Saturday, January 22, 2011

Where is Home?

Our Facebook friends may have just noticed that we have changed the "Current City" on our profiles from San Francisco to Santiago.  We don't have a home in San Francisco right now, except maybe for the storage unit.  We are not supposed to sleep there anyway.  We moved our legal residence to our niece's house in Oakland, and that way we can still vote since we intend to resettle in San Francisco...at some point.  We are programmed up until leaving New York City in mid-November.  But if something came up, a house-sitting opportunity for instance, we might well do that instead.  Anyone taking a semester sabbatical from BYU need not contact us.  It would have to be in some place where we would actually want to live.  In the United States, that generally includes Hawaii, the West Coast, and the East Coast north of the Mason-Dixon Line.  Not Utah.

So as our walkabout continues, we will be changing our current city to Buenos Aires, Argentina; Montevideo, Uruguay; Cork, Ireland; and Paris, France.  That is where we will be living, so in turn, each of those will be the current city.  But, where is "home?"

I grew up in the Air Force, and my father used to say that home is where you hang your hat.  I really didn't buy that, especially when we lived in Duluth, Minnesota.  But that is just what we are saying now, isn't it?

Yesterday, David and Louis went with us on a tour of the Concha y Toro winery just outside Santiago.  On our tour was a Canadian couple who were about to start a cruise in Valparaiso.  When Penny explained that we live here now, and what we have planned for this year, we got the usual reaction of utter amazement.  But then you could see the wheels turning in the lady's head.  She was thinking so hard that she almost had smoke coming out of her ears.  Then she started asking serious questions about the logistics of being homeless gypsies that don't live in a park and push a shopping cart.  Maybe there will be another bonkers couple on the road soon!

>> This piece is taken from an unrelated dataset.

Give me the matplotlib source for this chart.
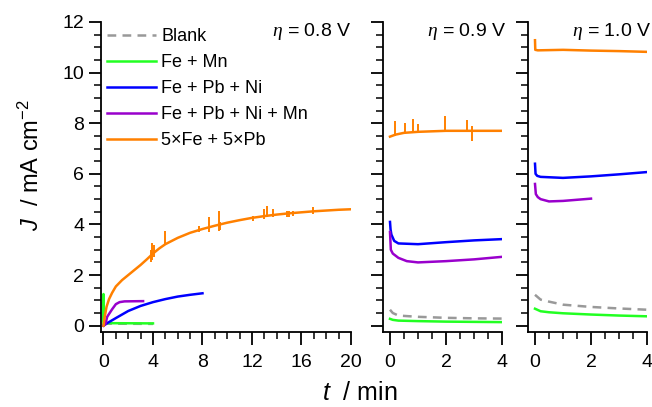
import numpy as np
import matplotlib
matplotlib.use("Agg")
import matplotlib.pyplot as plt
from matplotlib.ticker import MultipleLocator

plt.rcParams['font.family'] = ['Liberation Sans', 'DejaVu Sans']
plt.rcParams['mathtext.fontset'] = 'custom'
plt.rcParams['mathtext.rm'] = 'Liberation Sans'
plt.rcParams['mathtext.it'] = 'Liberation Sans:italic'
plt.rcParams['mathtext.bf'] = 'Liberation Serif:italic'

# colours per electrolyte
names = ['Blank', 'Fe + Mn', 'Fe + Pb + Ni', 'Fe + Pb + Ni + Mn', '5×Fe + 5×Pb']
colors = ['#999999', '#22ff22', '#0000ff', '#9900cc', '#ff8000']

# ---- eta = 0.8 V (t in min, J in mA cm-2)
blank_08_t = [0, 0.1, 4]
blank_08_j = [0.12, 0.08, 0.07]
femn_08_t = [0, 0, 0.05, 0.2, 4]
femn_08_j = [0, 1.25, 0.15, 0.1, 0.09]
fepbni_08_t = [0, 0.3, 1, 2, 3, 4, 5, 6, 7, 8]
fepbni_08_j = [0, 0.1, 0.3, 0.58, 0.78, 0.93, 1.05, 1.15, 1.22, 1.28]
fepbnimn_08_t = [0, 0.15, 0.3, 0.5, 0.7, 1.0, 1.3, 1.7, 3.2]
fepbnimn_08_j = [0, 0.05, 0.35, 0.5, 0.65, 0.85, 0.93, 0.96, 0.97]
fe5pb5_08_t = [0, 0.1, 0.25, 0.45, 0.7, 1.0, 1.5, 2.0, 2.5, 3.0, 3.5, 4.0, 4.5, 5.0,
               6, 7, 8, 9, 10, 11, 12, 13, 14, 15, 16, 17, 18, 19, 20]
fe5pb5_08_j = [0, 0.35, 0.75, 1.05, 1.3, 1.55, 1.8, 2.0, 2.2, 2.4, 2.62, 2.85, 3.05, 3.22,
               3.47, 3.67, 3.82, 3.95, 4.07, 4.17, 4.26, 4.33, 4.39, 4.44, 4.48, 4.52, 4.55, 4.58, 4.6]
spike_08_t = [3.8, 3.95, 4.1, 5.0, 7.7, 8.5, 9.3, 9.45, 12.1, 13.0, 13.2, 13.7, 14.8, 15.0, 15.3, 16.9]
spike_08_top = [3.0, 3.28, 3.2, 3.73, 3.95, 4.3, 4.52, 4.1, 4.35, 4.6, 4.74, 4.6, 4.55, 4.55, 4.55, 4.7]
spike_08_bot = [2.5, 2.6, 2.7, 3.2, 3.7, 3.7, 3.75, 3.8, 4.15, 4.2, 4.3, 4.3, 4.3, 4.3, 4.35, 4.4]

# ---- eta = 0.9 V
blank_09_t = [0, 0.1, 0.3, 1, 2, 3, 4]
blank_09_j = [0.63, 0.5, 0.4, 0.35, 0.31, 0.29, 0.28]
femn_09_t = [0, 0.1, 0.3, 1, 2, 3, 4]
femn_09_j = [0.27, 0.23, 0.2, 0.18, 0.16, 0.15, 0.14]
fepbni_09_t = [0, 0.02, 0.05, 0.15, 0.3, 1, 2, 3, 4]
fepbni_09_j = [4.1, 3.8, 3.6, 3.35, 3.25, 3.22, 3.3, 3.37, 3.42]
fepbnimn_09_t = [0, 0.03, 0.1, 0.3, 0.6, 1, 2, 3, 4]
fepbnimn_09_j = [3.7, 3.0, 2.85, 2.68, 2.55, 2.5, 2.55, 2.62, 2.72]
fe5pb5_09_t = [0, 0.2, 0.5, 1, 2, 3, 4]
fe5pb5_09_j = [7.47, 7.55, 7.62, 7.66, 7.7, 7.7, 7.7]
spike_09_t = [0.18, 0.54, 0.83, 1.0, 1.96, 2.74, 2.93]
spike_09_top = [8.07, 8.0, 8.17, 7.95, 8.27, 8.14, 7.88]
spike_09_bot = [7.5, 7.6, 7.6, 7.6, 7.65, 7.65, 7.28]

# ---- eta = 1.0 V
blank_10_t = [0, 0.2, 0.5, 1, 2, 3, 4]
blank_10_j = [1.22, 1.03, 0.95, 0.83, 0.74, 0.68, 0.63]
femn_10_t = [0, 0.2, 0.5, 1, 2, 3, 4]
femn_10_j = [0.67, 0.57, 0.53, 0.49, 0.44, 0.4, 0.37]
fepbni_10_t = [0, 0.02, 0.08, 0.2, 1, 2, 3, 4]
fepbni_10_j = [6.4, 6.0, 5.92, 5.88, 5.84, 5.9, 5.98, 6.07]
fepbnimn_10_t = [0, 0.03, 0.1, 0.2, 0.5, 1, 2]
fepbnimn_10_j = [5.6, 5.2, 5.08, 5.0, 4.91, 4.93, 5.02]
fe5pb5_10_t = [0, 0.01, 0.1, 1, 2, 3, 4]
fe5pb5_10_j = [11.28, 10.9, 10.88, 10.9, 10.87, 10.85, 10.82]

panels = [
    dict(label='0.8', xmax=20, xmajor=4, xminor=1,
         curves=[(blank_08_t, blank_08_j), (femn_08_t, femn_08_j), (fepbni_08_t, fepbni_08_j),
                 (fepbnimn_08_t, fepbnimn_08_j), (fe5pb5_08_t, fe5pb5_08_j)],
         spikes=(spike_08_t, spike_08_bot, spike_08_top)),
    dict(label='0.9', xmax=4, xmajor=2, xminor=0.5,
         curves=[(blank_09_t, blank_09_j), (femn_09_t, femn_09_j), (fepbni_09_t, fepbni_09_j),
                 (fepbnimn_09_t, fepbnimn_09_j), (fe5pb5_09_t, fe5pb5_09_j)],
         spikes=(spike_09_t, spike_09_bot, spike_09_top)),
    dict(label='1.0', xmax=4, xmajor=2, xminor=0.5,
         curves=[(blank_10_t, blank_10_j), (femn_10_t, femn_10_j), (fepbni_10_t, fepbni_10_j),
                 (fepbnimn_10_t, fepbnimn_10_j), (fe5pb5_10_t, fe5pb5_10_j)],
         spikes=None),
]

W, H = 652, 407
fig = plt.figure(figsize=(W / 100, H / 100), dpi=100)
boxes = [(101, 351), (383, 502), (528, 647)]
y_top, y_bot = 22, 332

for i, (p, (x0, x1)) in enumerate(zip(panels, boxes)):
    ax = fig.add_axes([x0 / W, 1 - y_bot / H, (x1 - x0) / W, (y_bot - y_top) / H])
    lines = []
    for k, (t, j) in enumerate(p['curves']):
        ls = '--' if k == 0 else '-'
        ln, = ax.plot(t, j, color=colors[k], lw=1.8, ls=ls, label=names[k],
                      dashes=(3.5, 2.5) if k == 0 else (None, None), zorder=2 + k)
        lines.append(ln)
    if p['spikes'] is not None:
        st, sb, stop = p['spikes']
        ax.vlines(st, sb, stop, color=colors[4], lw=1.4, zorder=7)
    xmin = -0.2 if p['xmax'] == 20 else -0.25
    ax.set_xlim(xmin, p['xmax'])
    ax.set_ylim(-0.25, 12)
    ax.xaxis.set_major_locator(MultipleLocator(p['xmajor']))
    ax.xaxis.set_minor_locator(MultipleLocator(p['xminor']))
    ax.yaxis.set_major_locator(MultipleLocator(2))
    ax.yaxis.set_minor_locator(MultipleLocator(0.5))
    for s in ['top', 'right']:
        ax.spines[s].set_visible(False)
    for s in ['left', 'bottom']:
        ax.spines[s].set_linewidth(1.3)
    ax.tick_params(which='major', direction='out', length=9, width=1.3, labelsize=14)
    ax.tick_params(which='minor', direction='out', length=5, width=1.1)
    ax.tick_params(axis='x', which='major', pad=7)
    ax.tick_params(axis='y', which='major', pad=3)
    if i > 0:
        ax.tick_params(axis='y', labelleft=False)
    ax.text(1.0 if i == 0 else 1.04, 0.968, r'$\mathbf{\eta}$ = %s V' % p['label'],
            transform=ax.transAxes, ha='right', va='center', fontsize=14)
    if i == 0:
        ax.legend(handles=lines, loc='upper left', bbox_to_anchor=(0.024, 0.98), frameon=False,
                  fontsize=13, handlelength=2.7, handletextpad=0.3, labelspacing=0.5,
                  borderpad=0, borderaxespad=0)

fig.text(31 / W, 1 - 165 / H, r'$J$  / mA cm$^{-2}$', rotation=90, ha='center', va='center', fontsize=17)
fig.text(360 / W, 1 - 400 / H, r'$t$  / min', ha='center', va='baseline', fontsize=18)

fig.savefig('out.png', dpi=100)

If you are still with me, then please consider this from Ralph Waldo Emerson's essay "Self Reliance."  Here goes:  "It is for want of self-culture that the superstition of Traveling, whose idols are Italy, England, Egypt, retains its fascination for all educated Americans...The soul is no traveler, the wise man stays at home, and when call[ed] into foreign lands, he is at home still...and visits cities and men like a sovereign and not like an interloper or valet...  He who travels to be amused...his mind [becomes] old and dilapidated...Traveling is a fool's paradise.  Our first journeys discover to us the indifference of places.  At home I dream that at Naples, at Rome, I can be intoxicated with beauty and lose my sadness.  I pack my trunk, embrace my friends, embark on the sea and at last wake up in Naples, and there beside me is the stern fact, the sad self, unrelenting, identical, that I fled from."

I must take strong exception.  I may be Emerson's fool in paradise.  I may be a fool to take issue with a great philosopher although he, himself, says elsewhere in that essay that I would not be.

I firmly believe that travel has broadened me and made me a better person.  Living in Japan broadened and shaped me immeasurably.  I love it.  So does Penny.  Some environments are conducive to some endeavors, and others may not be.  But I can't agree that the wise person stays at home.  Some may do so, but some others may travel.   But Emerson does have another good point here, and that is that one cannot escape one's self by travel.  One cannot run away from one's self.  That part makes sense, and having traveled a great deal, I can agree with the philosopher on that point.   If you are not already happy, then you won't find happiness by going on walkabout.

We are quite happy on walkabout, just as we were quite happy in San Francisco.

1 comment:

  1. I agree, that if you are happy, then travel will only enhances that happiness. I find that I learn something new about myself, my travel partner(s) and the citizens of the world every time I embark on a journey away form the homeland. I hope to instill the joy and amazement of travel to my boys!